*WHAT IS EXPECTED:* Extract the lines from the start through the line that holds "Research Partnership Program]</text>", both included, omitting all images.

====================

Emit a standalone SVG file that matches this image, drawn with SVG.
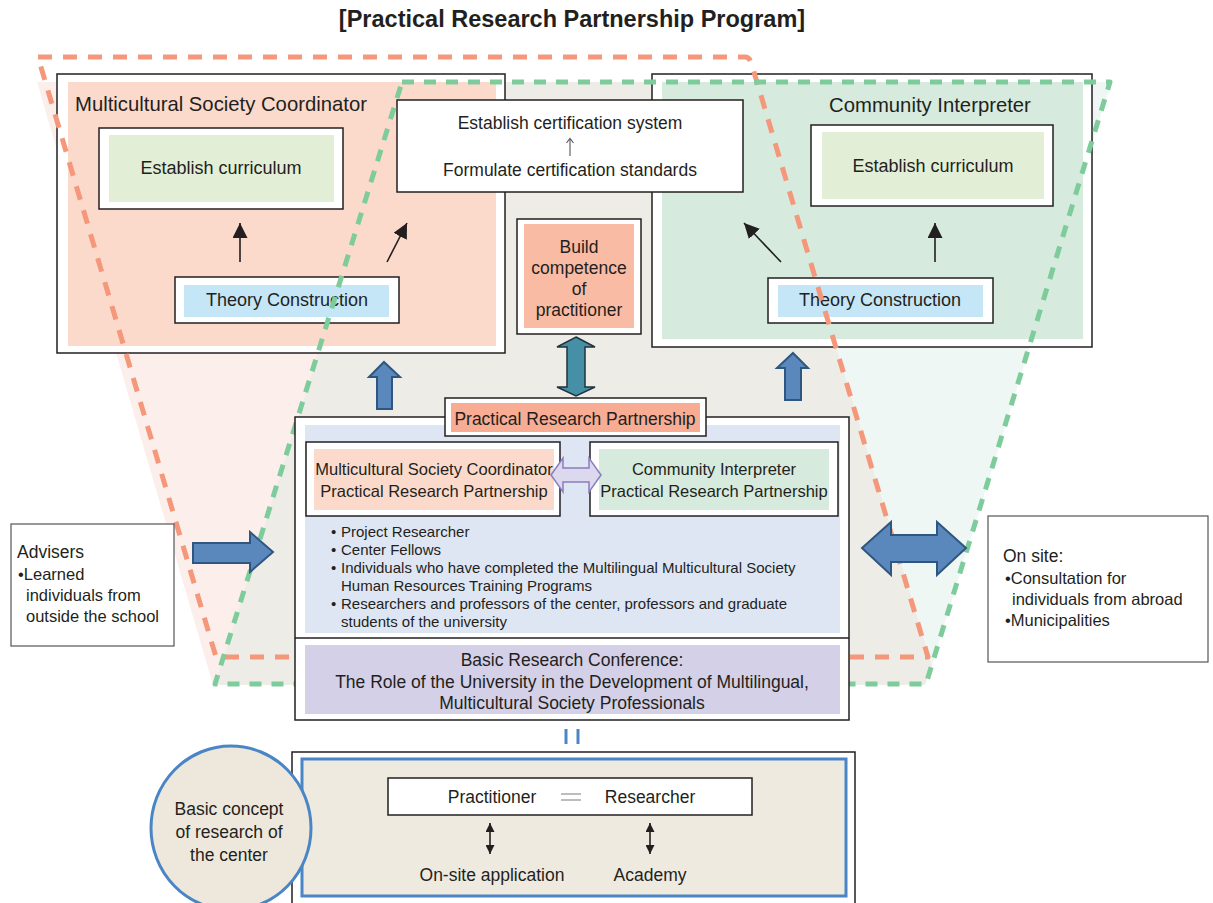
<svg xmlns="http://www.w3.org/2000/svg" width="1213" height="903" viewBox="0 0 1213 903">
<style>
text{font-family:"Liberation Sans",Arial,sans-serif;fill:#231F20}
.t18{font-size:18px}
.t17{font-size:17.5px}
.t16{font-size:16.5px}
.t15{font-size:15px}
.c{text-anchor:middle}
.box{fill:#fff;stroke:#231F20;stroke-width:1.5}
.dashO{fill:none;stroke:#F4977A;stroke-width:5;stroke-dasharray:14 11;stroke-linejoin:round}
.dashG{fill:none;stroke:#7ECB9B;stroke-width:5;stroke-dasharray:12 10;stroke-linejoin:round}
.blk{stroke:#231F20;stroke-width:1.6;fill:none}
.blue{fill:#5A88BC;stroke:#2F5680;stroke-width:2}
</style>
<defs>
<marker id="ah" viewBox="0 0 10 10" refX="10" refY="5" markerWidth="15" markerHeight="15" markerUnits="userSpaceOnUse" orient="auto-start-reverse">
<path d="M0,0 L10,5 L0,10 Z" fill="#231F20"/>
</marker>
<marker id="ahs" viewBox="0 0 10 10" refX="10" refY="5" markerWidth="9" markerHeight="9" markerUnits="userSpaceOnUse" orient="auto-start-reverse">
<path d="M0,0 L10,5 L0,10 Z" fill="#231F20"/>
</marker>
</defs>
<rect width="1213" height="903" fill="#fff"/>
<text x="572" y="27" class="c" style="font-size:23.5px;font-weight:bold">[Practical Research Partnership Program]</text>

<g id="zones">
<polygon points="37,82 402,82 216,685 213,685" fill="#FCEFEB"/>
<polygon points="402,82 757,82 932,665 925,685 215,685" fill="#EEECE6"/>
<polygon points="757,82 1111,82 932,665" fill="#EEF7F3"/>
</g>

<g id="msc">
<rect x="57" y="74" width="448" height="279" class="box"/>
<rect x="68" y="82" width="428" height="264" fill="#FBDACC"/>
<text x="75" y="111" style="font-size:20.3px">Multicultural Society Coordinator</text>
</g>
<g id="msc-curriculum">
<rect x="99" y="128" width="244" height="81" class="box"/>
<rect x="109" y="135" width="225" height="67" fill="#E2EED6"/>
<text x="221" y="174" class="c t18">Establish curriculum</text>
</g>
<g id="msc-theory">
<rect x="175" y="277" width="224" height="46" class="box"/>
<rect x="184" y="285" width="205" height="32" fill="#C5E6F6"/>
<text x="287" y="306" class="c t18">Theory Construction</text>
</g>

<g id="ci">
<rect x="652" y="74" width="440" height="273" class="box"/>
<rect x="662" y="82" width="421" height="257" fill="#D6EBDD"/>
<text x="930" y="112" class="c" style="font-size:20.3px">Community Interpreter</text>
</g>
<g id="ci-curriculum">
<rect x="811" y="125" width="242" height="81" class="box"/>
<rect x="822" y="132" width="222" height="67" fill="#E2EED6"/>
<text x="933" y="172" class="c t18">Establish curriculum</text>
</g>
<g id="ci-theory">
<rect x="768" y="278" width="225" height="45" class="box"/>
<rect x="778" y="285" width="205" height="32" fill="#C5E6F6"/>
<text x="880" y="306" class="c t18">Theory Construction</text>
</g>

<g id="certification">
<rect x="397" y="100" width="346" height="92" class="box"/>
<text x="570" y="129" class="c t17">Establish certification system</text>
<line x1="570" y1="156" x2="570" y2="139" stroke="#555" stroke-width="1.1"/>
<polyline points="566.5,143 570,138.5 573.5,143" fill="none" stroke="#555" stroke-width="1.1"/>
<text x="570" y="176" class="c t17">Formulate certification standards</text>
</g>

<g id="build">
<rect x="517" y="219" width="124" height="115" class="box"/>
<rect x="524" y="224" width="110" height="104" fill="#F9BBA3"/>
<text x="579" y="253" class="c t17">Build</text>
<text x="579" y="274" class="c t17">competence</text>
<text x="579" y="295" class="c t17">of</text>
<text x="579" y="316" class="c t17">practitioner</text>
</g>

<g id="connectors">
<line x1="240" y1="262" x2="240" y2="223" class="blk" marker-end="url(#ah)"/>
<line x1="387" y1="262" x2="407" y2="223" class="blk" marker-end="url(#ah)"/>
<line x1="935" y1="262" x2="935" y2="223" class="blk" marker-end="url(#ah)"/>
<line x1="781" y1="262" x2="744" y2="223" class="blk" marker-end="url(#ah)"/>
</g>

<g id="outlines">
<path d="M38,57 L745,57 Q749,57 751,62 L928,657 L216,657 Z" class="dashO"/>
<path d="M402,82 L1110,82 L926,684 L215,684 Z" class="dashG"/>
</g>

<g id="arrows">
<polygon points="384,362 400,377 392,377 392,409 377,409 377,377 369,377" class="blue"/>
<polygon points="793,353 808,368 801,368 801,400 785,400 785,368 777,368" class="blue"/>
<polygon points="576,337 595,347 585,347 585,387 595,387 576,396 557,387 567,387 567,347 557,347" fill="#4590A6" stroke="#22333D" stroke-width="1.5"/>
<polygon points="193,543 250,543 250,532 273,552 250,572 250,563 193,563" class="blue"/>
<polygon points="862,548 891,522 891,535 937,535 937,522 966,548 937,575 937,562 891,562 891,575" class="blue"/>
</g>

<g id="partnership">
<rect x="295" y="417" width="554" height="303" class="box"/>
<rect x="305" y="425" width="535" height="208" fill="#DFE6F3"/>
<line x1="295" y1="638" x2="849" y2="638" stroke="#231F20" stroke-width="1.5"/>
<rect x="305" y="645" width="535" height="69" fill="#D3D0E7"/>
<text x="572" y="666" class="c t17">Basic Research Conference:</text>
<text x="572" y="688" class="c t17">The Role of the University in the Development of Multilingual,</text>
<text x="572" y="709" class="c t17">Multicultural Society Professionals</text>
<text x="331" y="537" class="t15">•</text>
<text x="341" y="537" class="t15">Project Researcher</text>
<text x="331" y="555" class="t15">•</text>
<text x="341" y="555" class="t15">Center Fellows</text>
<text x="331" y="573" class="t15">•</text>
<text x="341" y="573" class="t15">Individuals who have completed the Multilingual Multicultural Society</text>
<text x="341" y="591" class="t15">Human Resources Training Programs</text>
<text x="331" y="609" class="t15">•</text>
<text x="341" y="609" class="t15">Researchers and professors of the center, professors and graduate</text>
<text x="341" y="627" class="t15">students of the university</text>
</g>
<g id="prp-label">
<rect x="445" y="398" width="261" height="38" class="box"/>
<rect x="451" y="403" width="249" height="29" fill="#F7AC93"/>
<text x="575" y="425" class="c t17">Practical Research Partnership</text>
</g>
<g id="msc-prp">
<rect x="306" y="442" width="254" height="74" class="box"/>
<rect x="314" y="449" width="240" height="61" fill="#FBDACC"/>
<text x="434" y="475" class="c t16">Multicultural Society Coordinator</text>
<text x="434" y="497" class="c t16">Practical Research Partnership</text>
</g>
<g id="ci-prp">
<rect x="590" y="442" width="248" height="74" class="box"/>
<rect x="599" y="449" width="230" height="61" fill="#D6EBDD"/>
<text x="714" y="475" class="c t16">Community Interpreter</text>
<text x="714" y="497" class="c t16">Practical Research Partnership</text>
</g>
<g id="link-arrow">
<polygon points="551,475 563,458 563,468 589,468 589,458 601,475 589,492 589,482 563,482 563,492" fill="#DCD8EE" stroke="#8A7DBE" stroke-width="1.5"/>
</g>

<g id="advisers">
<rect x="11" y="524" width="163" height="122" fill="#fff" stroke="#555" stroke-width="1.2"/>
<text x="17" y="558" style="font-size:17.5px">Advisers</text>
<text x="18" y="580" class="t16">•Learned</text>
<text x="26" y="601" class="t16">individuals from</text>
<text x="26" y="622" class="t16">outside the school</text>
</g>

<g id="onsite">
<rect x="988" y="516" width="220" height="146" fill="#fff" stroke="#555" stroke-width="1.2"/>
<text x="1003" y="562" style="font-size:17.5px">On site:</text>
<text x="1005" y="584" class="t16">•Consultation for</text>
<text x="1012" y="605" class="t16">individuals from abroad</text>
<text x="1005" y="626" class="t16">•Municipalities</text>
</g>

<g id="equals-link">
<line x1="566" y1="729" x2="566" y2="744" stroke="#4A86C5" stroke-width="3"/>
<line x1="578" y1="729" x2="578" y2="744" stroke="#4A86C5" stroke-width="3"/>
</g>

<g id="concept">
<rect x="292" y="752" width="563" height="160" class="box"/>
<rect x="302" y="759" width="544" height="137" fill="#EEEAE0" stroke="#4A86C5" stroke-width="3"/>
<rect x="388" y="778" width="364" height="37" fill="#fff" stroke="#231F20" stroke-width="1.5"/>
<text x="492" y="803" class="c t17">Practitioner</text>
<line x1="561" y1="794" x2="581" y2="794" stroke="#999" stroke-width="1.3"/>
<line x1="561" y1="800" x2="581" y2="800" stroke="#999" stroke-width="1.3"/>
<text x="650" y="803" class="c t17">Researcher</text>
<line x1="490" y1="823" x2="490" y2="854" class="blk" marker-start="url(#ahs)" marker-end="url(#ahs)"/>
<line x1="650" y1="823" x2="650" y2="854" class="blk" marker-start="url(#ahs)" marker-end="url(#ahs)"/>
<text x="492" y="881" class="c t17">On-site application</text>
<text x="650" y="881" class="c t17">Academy</text>
</g>

<g id="basic-concept">
<ellipse cx="231" cy="828" rx="80" ry="82" fill="#EEE8DC" stroke="#4A86C5" stroke-width="3"/>
<text x="229" y="815" class="c t17">Basic concept</text>
<text x="229" y="838" class="c t17">of research of</text>
<text x="229" y="861" class="c t17">the center</text>
</g>
</svg>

====================

*TASK ANSWER:*
Emit a standalone SVG file that matches this image, drawn with SVG.
<svg xmlns="http://www.w3.org/2000/svg" width="1213" height="903" viewBox="0 0 1213 903">
<style>
text{font-family:"Liberation Sans",Arial,sans-serif;fill:#231F20}
.t18{font-size:18px}
.t17{font-size:17.5px}
.t16{font-size:16.5px}
.t15{font-size:15px}
.c{text-anchor:middle}
.box{fill:#fff;stroke:#231F20;stroke-width:1.5}
.dashO{fill:none;stroke:#F4977A;stroke-width:5;stroke-dasharray:14 11;stroke-linejoin:round}
.dashG{fill:none;stroke:#7ECB9B;stroke-width:5;stroke-dasharray:12 10;stroke-linejoin:round}
.blk{stroke:#231F20;stroke-width:1.6;fill:none}
.blue{fill:#5A88BC;stroke:#2F5680;stroke-width:2}
</style>
<defs>
<marker id="ah" viewBox="0 0 10 10" refX="10" refY="5" markerWidth="15" markerHeight="15" markerUnits="userSpaceOnUse" orient="auto-start-reverse">
<path d="M0,0 L10,5 L0,10 Z" fill="#231F20"/>
</marker>
<marker id="ahs" viewBox="0 0 10 10" refX="10" refY="5" markerWidth="9" markerHeight="9" markerUnits="userSpaceOnUse" orient="auto-start-reverse">
<path d="M0,0 L10,5 L0,10 Z" fill="#231F20"/>
</marker>
</defs>
<rect width="1213" height="903" fill="#fff"/>
<text x="572" y="27" class="c" style="font-size:23.5px;font-weight:bold">[Practical Research Partnership Program]</text>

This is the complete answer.